Other benefits you’ll reap from IntersectionObserver include:

• clean, easily-repeated syntax to create new instances of an IntersectionObserver
• simple to begin and stop observing an Element at any point
• ability to observe multiple Elements in different, siloed ways
• simple to define what observed means: visible at all, just visible, 50% visible, 100% visible, etc.

Further, take also careful note of IntersectionObserver’s browser support to see if you need the Polyfill or not.

An important caveat to note before diving too deep, at least at the time of writing, is that IntersectionObserver does not support observing pseudo-elements; rather, IntersectionObserver’s observe() method expects a single, Element-type parameter. While this will make some implementations of IntersectionObserver more verbose than their equivalent older techniques, the mental overhead and performance tradeoffs that can be made are unquestionably beneficial.

In Conclusion Permalink ¶

Sorry, this code snippet failed to load, but you can still check it out over on CodePen!

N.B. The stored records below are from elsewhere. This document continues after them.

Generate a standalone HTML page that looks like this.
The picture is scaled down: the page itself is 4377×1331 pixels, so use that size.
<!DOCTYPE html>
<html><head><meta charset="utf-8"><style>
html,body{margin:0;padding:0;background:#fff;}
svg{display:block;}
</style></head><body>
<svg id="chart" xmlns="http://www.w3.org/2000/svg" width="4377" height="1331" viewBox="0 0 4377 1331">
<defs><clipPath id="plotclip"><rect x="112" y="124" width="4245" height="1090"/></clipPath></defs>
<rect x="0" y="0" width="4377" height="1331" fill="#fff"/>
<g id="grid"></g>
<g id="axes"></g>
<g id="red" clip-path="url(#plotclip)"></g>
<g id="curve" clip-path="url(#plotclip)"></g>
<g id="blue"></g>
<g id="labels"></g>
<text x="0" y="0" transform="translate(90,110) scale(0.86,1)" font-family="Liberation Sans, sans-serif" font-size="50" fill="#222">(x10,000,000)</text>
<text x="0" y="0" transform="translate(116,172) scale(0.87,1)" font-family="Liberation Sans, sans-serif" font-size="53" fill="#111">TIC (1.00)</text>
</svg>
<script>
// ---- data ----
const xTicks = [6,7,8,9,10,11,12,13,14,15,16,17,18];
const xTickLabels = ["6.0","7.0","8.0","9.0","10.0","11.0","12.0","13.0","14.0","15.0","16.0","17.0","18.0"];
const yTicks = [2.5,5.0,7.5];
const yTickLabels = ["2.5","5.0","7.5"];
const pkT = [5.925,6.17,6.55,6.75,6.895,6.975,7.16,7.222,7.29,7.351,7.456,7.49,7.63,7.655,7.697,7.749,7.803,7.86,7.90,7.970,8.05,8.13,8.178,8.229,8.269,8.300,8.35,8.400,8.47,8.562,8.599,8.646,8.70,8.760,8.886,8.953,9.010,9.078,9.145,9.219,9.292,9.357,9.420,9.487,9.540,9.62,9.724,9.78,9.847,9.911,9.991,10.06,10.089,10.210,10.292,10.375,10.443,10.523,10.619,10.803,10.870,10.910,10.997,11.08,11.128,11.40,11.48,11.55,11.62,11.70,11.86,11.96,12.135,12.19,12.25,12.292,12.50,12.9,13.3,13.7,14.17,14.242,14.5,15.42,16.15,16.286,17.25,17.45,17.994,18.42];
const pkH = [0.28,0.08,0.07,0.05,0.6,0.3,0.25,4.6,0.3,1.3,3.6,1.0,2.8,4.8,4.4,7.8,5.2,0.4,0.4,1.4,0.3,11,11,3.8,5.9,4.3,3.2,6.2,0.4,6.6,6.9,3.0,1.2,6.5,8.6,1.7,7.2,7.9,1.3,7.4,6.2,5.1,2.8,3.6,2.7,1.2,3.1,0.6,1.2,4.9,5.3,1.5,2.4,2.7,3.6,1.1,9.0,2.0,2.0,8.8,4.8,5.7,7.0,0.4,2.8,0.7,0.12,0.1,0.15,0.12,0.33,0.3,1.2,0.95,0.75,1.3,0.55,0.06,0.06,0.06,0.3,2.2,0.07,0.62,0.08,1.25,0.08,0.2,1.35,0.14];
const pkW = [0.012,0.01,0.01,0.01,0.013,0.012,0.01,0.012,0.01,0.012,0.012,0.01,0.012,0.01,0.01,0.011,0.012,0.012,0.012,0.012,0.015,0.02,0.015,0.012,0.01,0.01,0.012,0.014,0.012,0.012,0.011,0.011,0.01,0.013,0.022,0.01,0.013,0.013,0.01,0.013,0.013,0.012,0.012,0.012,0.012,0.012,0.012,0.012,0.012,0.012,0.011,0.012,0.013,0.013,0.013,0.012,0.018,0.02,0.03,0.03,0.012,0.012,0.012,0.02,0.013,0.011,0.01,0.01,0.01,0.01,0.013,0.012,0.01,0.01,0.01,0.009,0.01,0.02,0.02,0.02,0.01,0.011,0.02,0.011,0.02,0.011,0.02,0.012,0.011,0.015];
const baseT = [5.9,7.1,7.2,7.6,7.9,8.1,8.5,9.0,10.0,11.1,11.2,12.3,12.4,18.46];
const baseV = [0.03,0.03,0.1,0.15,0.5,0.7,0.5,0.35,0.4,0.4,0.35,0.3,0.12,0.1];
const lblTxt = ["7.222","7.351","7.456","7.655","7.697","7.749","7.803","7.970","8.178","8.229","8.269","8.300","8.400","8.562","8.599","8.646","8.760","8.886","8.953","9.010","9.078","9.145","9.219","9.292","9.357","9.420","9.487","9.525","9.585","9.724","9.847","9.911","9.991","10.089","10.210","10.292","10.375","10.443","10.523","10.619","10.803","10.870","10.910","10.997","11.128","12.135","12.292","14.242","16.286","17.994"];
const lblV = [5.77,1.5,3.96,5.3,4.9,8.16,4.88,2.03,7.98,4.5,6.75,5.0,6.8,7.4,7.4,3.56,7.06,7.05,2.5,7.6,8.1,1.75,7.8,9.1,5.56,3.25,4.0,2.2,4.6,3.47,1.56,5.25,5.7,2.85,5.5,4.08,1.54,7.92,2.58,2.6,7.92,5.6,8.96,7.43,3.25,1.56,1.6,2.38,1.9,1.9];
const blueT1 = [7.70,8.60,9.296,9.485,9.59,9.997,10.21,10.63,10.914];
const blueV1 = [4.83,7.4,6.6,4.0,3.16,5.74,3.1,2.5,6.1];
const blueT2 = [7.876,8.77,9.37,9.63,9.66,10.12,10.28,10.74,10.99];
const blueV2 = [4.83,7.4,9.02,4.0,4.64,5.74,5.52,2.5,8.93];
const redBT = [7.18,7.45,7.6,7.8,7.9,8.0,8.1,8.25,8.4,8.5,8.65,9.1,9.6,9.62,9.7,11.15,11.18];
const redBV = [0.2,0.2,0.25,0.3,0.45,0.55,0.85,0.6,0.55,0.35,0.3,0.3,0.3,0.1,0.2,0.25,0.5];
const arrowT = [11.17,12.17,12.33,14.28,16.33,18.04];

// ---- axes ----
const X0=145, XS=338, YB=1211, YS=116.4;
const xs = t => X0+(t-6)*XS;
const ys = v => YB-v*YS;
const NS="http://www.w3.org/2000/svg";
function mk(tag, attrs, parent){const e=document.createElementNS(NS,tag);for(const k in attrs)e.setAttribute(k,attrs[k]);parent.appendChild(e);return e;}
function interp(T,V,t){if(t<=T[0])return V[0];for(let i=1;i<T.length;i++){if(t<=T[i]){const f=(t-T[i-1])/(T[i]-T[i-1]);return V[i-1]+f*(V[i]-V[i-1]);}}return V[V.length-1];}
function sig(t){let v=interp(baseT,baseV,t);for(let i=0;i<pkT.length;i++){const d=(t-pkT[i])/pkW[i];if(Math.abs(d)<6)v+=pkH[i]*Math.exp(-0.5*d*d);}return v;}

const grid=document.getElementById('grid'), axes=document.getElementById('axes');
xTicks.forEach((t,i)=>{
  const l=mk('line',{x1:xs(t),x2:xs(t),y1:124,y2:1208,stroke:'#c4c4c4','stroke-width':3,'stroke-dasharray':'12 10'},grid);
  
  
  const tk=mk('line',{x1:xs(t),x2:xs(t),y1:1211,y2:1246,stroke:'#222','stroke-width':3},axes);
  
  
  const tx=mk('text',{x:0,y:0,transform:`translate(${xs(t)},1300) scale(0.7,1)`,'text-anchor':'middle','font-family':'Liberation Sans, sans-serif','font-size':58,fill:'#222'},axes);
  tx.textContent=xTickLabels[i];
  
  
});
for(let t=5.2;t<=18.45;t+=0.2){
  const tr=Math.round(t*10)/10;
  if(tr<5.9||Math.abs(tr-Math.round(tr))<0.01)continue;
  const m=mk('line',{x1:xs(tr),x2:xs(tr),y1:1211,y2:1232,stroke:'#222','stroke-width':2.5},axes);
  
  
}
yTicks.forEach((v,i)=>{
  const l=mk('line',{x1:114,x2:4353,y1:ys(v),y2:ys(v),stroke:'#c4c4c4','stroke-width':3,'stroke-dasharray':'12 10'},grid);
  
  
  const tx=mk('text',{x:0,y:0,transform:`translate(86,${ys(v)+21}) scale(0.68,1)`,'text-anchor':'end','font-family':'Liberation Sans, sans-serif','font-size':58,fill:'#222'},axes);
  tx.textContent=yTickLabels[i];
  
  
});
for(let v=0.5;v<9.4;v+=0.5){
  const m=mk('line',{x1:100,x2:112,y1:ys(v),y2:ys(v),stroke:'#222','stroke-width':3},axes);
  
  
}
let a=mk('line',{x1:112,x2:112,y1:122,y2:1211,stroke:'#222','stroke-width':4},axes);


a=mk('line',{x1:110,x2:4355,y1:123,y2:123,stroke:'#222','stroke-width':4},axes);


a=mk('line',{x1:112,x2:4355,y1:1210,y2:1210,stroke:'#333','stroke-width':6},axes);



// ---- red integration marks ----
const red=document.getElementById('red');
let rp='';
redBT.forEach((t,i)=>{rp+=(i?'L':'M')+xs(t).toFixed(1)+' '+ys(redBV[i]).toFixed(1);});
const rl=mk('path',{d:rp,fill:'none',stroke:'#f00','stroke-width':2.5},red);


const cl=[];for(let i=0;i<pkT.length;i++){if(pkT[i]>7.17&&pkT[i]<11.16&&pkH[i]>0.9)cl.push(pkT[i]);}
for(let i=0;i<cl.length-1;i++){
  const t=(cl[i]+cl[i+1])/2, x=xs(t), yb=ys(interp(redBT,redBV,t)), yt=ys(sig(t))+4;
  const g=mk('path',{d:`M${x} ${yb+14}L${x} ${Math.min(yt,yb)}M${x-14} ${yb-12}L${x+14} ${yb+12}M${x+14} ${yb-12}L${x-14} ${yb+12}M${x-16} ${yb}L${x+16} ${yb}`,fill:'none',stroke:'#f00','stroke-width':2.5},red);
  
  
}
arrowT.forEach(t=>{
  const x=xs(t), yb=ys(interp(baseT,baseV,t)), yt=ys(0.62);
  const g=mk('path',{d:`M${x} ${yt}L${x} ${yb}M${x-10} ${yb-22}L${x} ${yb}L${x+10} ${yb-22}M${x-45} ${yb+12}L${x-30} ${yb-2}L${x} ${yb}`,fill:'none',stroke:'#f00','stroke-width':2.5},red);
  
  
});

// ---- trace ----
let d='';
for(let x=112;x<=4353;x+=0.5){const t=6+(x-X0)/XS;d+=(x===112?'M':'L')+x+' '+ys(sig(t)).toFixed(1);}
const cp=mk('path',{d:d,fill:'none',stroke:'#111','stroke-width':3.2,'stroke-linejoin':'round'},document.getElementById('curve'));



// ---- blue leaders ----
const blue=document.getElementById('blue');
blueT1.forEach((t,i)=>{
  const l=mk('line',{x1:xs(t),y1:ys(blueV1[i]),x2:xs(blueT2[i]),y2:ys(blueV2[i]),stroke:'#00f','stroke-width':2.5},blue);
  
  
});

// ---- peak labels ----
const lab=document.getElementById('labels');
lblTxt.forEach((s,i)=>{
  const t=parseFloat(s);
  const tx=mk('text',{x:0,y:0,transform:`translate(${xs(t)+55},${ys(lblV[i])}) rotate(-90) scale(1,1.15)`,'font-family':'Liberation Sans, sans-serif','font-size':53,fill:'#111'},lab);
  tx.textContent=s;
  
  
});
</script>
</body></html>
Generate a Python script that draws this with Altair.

IntersectionObserver could not be better suited as a technique for lazy-loading and infinite-scrolling. Because we aren’t defining any benchmarks by which the browser should operate, the limit to the performance with IntersectionObserver is defined by the user’s browser, not the developer building the website. This is the keystone of IntersectionObserver and other emerging techniques, such as ResizeObserver and Mutation Observer:

Let the developer figure out what to do. Let the browser figure out how to do it.

The future is looking bright for both JavaScript and CSS. If we remember to stay light on our toes and ready to adapt, adopting and embracing new technologies will pave the way for more exciting development and a more performant, accessible, and open World Wide Web.